Task to carry out:
Would you return the run of lines that starts at the one with "Write a component" and ends at the one with "const head: [number, number][]", ends included, exactly as written and without the images?

Data extract:
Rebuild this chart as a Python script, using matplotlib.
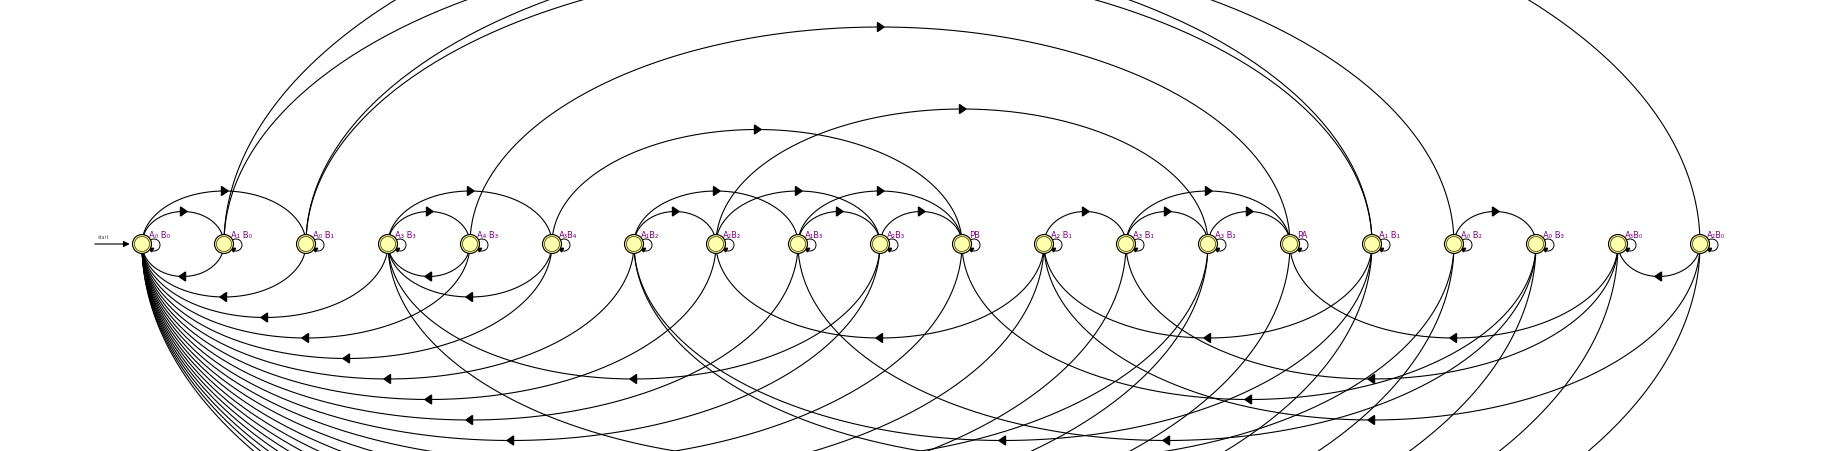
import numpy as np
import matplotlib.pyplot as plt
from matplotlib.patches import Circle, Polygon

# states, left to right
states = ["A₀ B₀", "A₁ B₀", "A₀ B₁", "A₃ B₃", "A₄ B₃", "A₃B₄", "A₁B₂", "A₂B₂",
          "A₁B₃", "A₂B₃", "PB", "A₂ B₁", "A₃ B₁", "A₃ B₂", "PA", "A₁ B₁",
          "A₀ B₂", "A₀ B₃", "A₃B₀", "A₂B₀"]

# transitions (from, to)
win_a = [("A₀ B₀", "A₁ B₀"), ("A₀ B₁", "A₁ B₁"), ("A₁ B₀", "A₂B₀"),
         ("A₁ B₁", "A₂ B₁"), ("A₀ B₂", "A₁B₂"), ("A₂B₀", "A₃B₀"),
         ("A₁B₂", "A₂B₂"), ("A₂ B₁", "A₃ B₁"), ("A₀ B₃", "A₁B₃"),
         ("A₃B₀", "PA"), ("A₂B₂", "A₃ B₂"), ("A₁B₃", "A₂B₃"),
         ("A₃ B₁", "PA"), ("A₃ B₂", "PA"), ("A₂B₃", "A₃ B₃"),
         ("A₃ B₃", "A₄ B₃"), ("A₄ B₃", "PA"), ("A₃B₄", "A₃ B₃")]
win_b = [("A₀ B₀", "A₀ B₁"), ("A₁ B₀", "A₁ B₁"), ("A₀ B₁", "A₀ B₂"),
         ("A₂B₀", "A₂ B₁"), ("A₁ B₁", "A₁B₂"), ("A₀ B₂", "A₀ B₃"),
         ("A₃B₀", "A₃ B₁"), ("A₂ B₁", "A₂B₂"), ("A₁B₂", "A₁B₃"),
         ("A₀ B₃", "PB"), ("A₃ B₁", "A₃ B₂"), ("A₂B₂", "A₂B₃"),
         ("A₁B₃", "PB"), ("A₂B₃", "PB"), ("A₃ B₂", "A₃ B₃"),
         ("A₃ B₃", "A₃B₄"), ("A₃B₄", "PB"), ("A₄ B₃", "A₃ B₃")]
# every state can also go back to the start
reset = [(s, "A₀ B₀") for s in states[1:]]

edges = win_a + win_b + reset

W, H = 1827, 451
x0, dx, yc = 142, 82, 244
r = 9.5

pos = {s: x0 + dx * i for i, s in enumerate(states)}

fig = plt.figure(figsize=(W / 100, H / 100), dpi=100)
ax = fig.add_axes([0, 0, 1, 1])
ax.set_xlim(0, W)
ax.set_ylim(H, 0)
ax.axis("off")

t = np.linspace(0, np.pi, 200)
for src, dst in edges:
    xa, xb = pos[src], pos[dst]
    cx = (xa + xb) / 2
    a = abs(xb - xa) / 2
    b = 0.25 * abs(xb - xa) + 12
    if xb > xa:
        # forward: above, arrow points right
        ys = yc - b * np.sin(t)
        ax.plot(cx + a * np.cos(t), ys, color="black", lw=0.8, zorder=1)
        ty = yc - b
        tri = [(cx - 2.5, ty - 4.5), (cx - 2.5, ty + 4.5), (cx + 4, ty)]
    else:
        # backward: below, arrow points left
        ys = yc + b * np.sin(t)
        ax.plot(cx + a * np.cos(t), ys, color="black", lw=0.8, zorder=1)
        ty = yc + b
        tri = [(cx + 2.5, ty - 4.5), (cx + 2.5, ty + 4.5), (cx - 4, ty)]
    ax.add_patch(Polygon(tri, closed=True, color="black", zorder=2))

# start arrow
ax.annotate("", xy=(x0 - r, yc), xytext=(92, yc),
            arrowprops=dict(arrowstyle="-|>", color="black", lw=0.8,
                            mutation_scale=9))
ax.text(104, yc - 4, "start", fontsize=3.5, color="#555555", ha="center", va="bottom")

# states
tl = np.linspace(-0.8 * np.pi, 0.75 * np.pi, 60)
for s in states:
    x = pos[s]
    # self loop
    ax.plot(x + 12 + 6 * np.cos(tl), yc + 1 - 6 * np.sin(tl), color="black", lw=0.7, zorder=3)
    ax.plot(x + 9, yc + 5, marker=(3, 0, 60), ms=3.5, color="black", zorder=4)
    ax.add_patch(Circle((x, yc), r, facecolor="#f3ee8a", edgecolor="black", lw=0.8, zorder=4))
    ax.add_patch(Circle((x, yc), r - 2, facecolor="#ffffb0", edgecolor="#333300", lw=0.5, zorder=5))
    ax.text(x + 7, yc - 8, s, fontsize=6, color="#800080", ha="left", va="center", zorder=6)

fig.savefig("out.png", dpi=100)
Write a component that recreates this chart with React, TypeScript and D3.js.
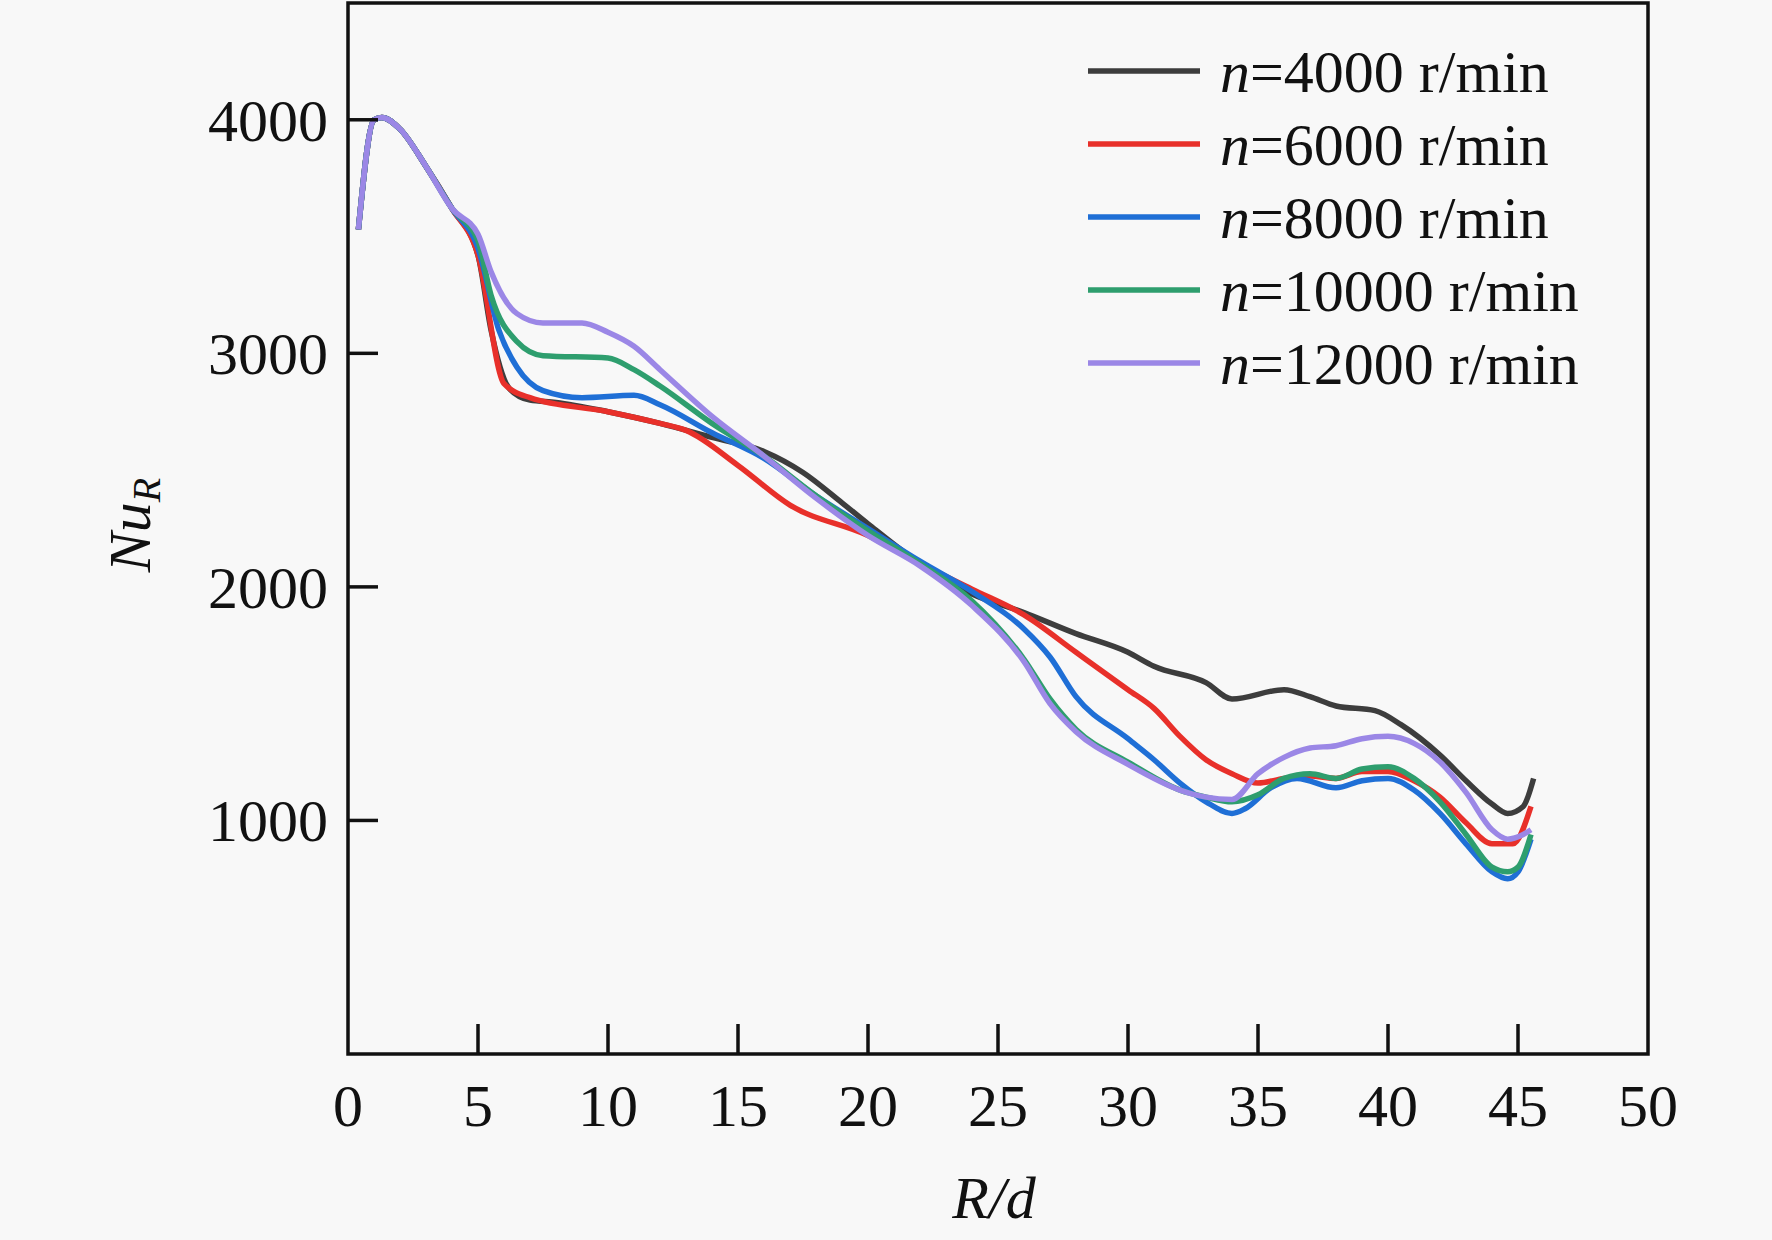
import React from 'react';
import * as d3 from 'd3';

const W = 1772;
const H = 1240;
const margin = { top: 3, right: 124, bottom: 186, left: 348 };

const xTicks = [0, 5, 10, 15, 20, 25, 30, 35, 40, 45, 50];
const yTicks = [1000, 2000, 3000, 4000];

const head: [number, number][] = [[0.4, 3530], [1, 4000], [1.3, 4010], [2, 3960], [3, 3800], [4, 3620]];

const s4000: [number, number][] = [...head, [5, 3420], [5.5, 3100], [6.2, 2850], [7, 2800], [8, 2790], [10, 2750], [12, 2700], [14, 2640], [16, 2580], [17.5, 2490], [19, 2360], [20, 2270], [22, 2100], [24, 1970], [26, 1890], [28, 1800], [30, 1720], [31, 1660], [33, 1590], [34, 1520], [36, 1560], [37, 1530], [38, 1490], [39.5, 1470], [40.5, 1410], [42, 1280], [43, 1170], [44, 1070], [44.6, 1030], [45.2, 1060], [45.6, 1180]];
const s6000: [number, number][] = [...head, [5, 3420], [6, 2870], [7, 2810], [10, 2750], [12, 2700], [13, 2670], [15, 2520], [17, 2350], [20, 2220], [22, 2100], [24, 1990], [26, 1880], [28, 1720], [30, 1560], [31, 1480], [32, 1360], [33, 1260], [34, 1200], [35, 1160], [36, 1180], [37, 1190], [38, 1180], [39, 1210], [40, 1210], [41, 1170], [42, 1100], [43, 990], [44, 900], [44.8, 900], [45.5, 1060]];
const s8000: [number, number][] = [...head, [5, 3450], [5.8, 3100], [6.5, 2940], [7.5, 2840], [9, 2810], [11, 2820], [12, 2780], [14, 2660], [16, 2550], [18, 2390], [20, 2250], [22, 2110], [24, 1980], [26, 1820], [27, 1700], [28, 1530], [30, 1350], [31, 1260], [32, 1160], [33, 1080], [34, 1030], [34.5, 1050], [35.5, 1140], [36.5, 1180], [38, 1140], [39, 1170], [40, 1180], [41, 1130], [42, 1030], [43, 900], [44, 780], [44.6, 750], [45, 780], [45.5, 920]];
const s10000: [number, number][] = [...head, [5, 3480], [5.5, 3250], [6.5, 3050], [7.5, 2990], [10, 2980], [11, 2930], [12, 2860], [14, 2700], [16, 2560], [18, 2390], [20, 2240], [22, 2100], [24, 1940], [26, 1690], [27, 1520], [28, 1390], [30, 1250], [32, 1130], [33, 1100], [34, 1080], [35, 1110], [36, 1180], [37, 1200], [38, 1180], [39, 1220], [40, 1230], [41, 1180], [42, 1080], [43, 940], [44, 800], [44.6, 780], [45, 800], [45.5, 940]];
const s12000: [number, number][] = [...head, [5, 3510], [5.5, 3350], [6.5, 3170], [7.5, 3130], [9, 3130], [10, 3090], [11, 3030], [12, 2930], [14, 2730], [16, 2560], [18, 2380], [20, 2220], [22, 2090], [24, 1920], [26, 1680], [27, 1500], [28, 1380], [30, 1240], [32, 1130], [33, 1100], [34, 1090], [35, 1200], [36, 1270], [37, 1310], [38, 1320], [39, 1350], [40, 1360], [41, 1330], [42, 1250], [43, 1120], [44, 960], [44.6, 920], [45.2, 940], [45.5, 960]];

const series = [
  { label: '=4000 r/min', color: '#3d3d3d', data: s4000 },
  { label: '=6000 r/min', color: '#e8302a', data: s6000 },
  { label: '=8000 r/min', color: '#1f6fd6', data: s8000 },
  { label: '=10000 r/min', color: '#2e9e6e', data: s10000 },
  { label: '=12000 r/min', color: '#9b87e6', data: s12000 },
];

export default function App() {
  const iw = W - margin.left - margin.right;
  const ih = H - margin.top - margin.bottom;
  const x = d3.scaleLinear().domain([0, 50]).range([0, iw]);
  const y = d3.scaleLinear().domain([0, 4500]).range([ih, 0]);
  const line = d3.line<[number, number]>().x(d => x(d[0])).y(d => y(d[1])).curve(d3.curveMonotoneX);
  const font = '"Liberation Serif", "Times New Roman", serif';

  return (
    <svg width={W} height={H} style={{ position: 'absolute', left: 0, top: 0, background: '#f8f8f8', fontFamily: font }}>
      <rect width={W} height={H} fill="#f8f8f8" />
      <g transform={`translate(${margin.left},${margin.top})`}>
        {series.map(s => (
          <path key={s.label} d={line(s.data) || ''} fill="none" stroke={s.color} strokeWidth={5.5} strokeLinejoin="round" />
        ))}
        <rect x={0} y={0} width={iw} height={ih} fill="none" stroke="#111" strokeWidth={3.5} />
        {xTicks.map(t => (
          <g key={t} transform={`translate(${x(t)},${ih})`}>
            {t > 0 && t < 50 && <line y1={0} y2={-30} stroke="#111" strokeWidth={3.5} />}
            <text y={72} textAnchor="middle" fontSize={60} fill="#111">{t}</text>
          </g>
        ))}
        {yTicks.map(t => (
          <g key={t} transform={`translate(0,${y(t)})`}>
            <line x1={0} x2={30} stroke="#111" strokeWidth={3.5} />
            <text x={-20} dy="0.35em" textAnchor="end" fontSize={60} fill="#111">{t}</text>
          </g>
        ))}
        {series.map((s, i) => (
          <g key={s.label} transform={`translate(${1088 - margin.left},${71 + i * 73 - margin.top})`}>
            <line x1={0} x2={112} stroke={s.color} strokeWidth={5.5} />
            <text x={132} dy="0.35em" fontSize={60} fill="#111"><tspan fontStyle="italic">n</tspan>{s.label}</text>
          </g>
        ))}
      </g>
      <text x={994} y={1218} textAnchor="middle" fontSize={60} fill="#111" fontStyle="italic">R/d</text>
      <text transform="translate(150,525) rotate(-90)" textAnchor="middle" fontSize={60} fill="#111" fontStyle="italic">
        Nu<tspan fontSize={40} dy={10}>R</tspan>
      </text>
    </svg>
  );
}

In response:
Write a component that recreates this chart with React, TypeScript and D3.js.
import React from 'react';
import * as d3 from 'd3';

const W = 1772;
const H = 1240;
const margin = { top: 3, right: 124, bottom: 186, left: 348 };

const xTicks = [0, 5, 10, 15, 20, 25, 30, 35, 40, 45, 50];
const yTicks = [1000, 2000, 3000, 4000];

const head: [number, number][] = [[0.4, 3530], [1, 4000], [1.3, 4010], [2, 3960], [3, 3800], [4, 3620]];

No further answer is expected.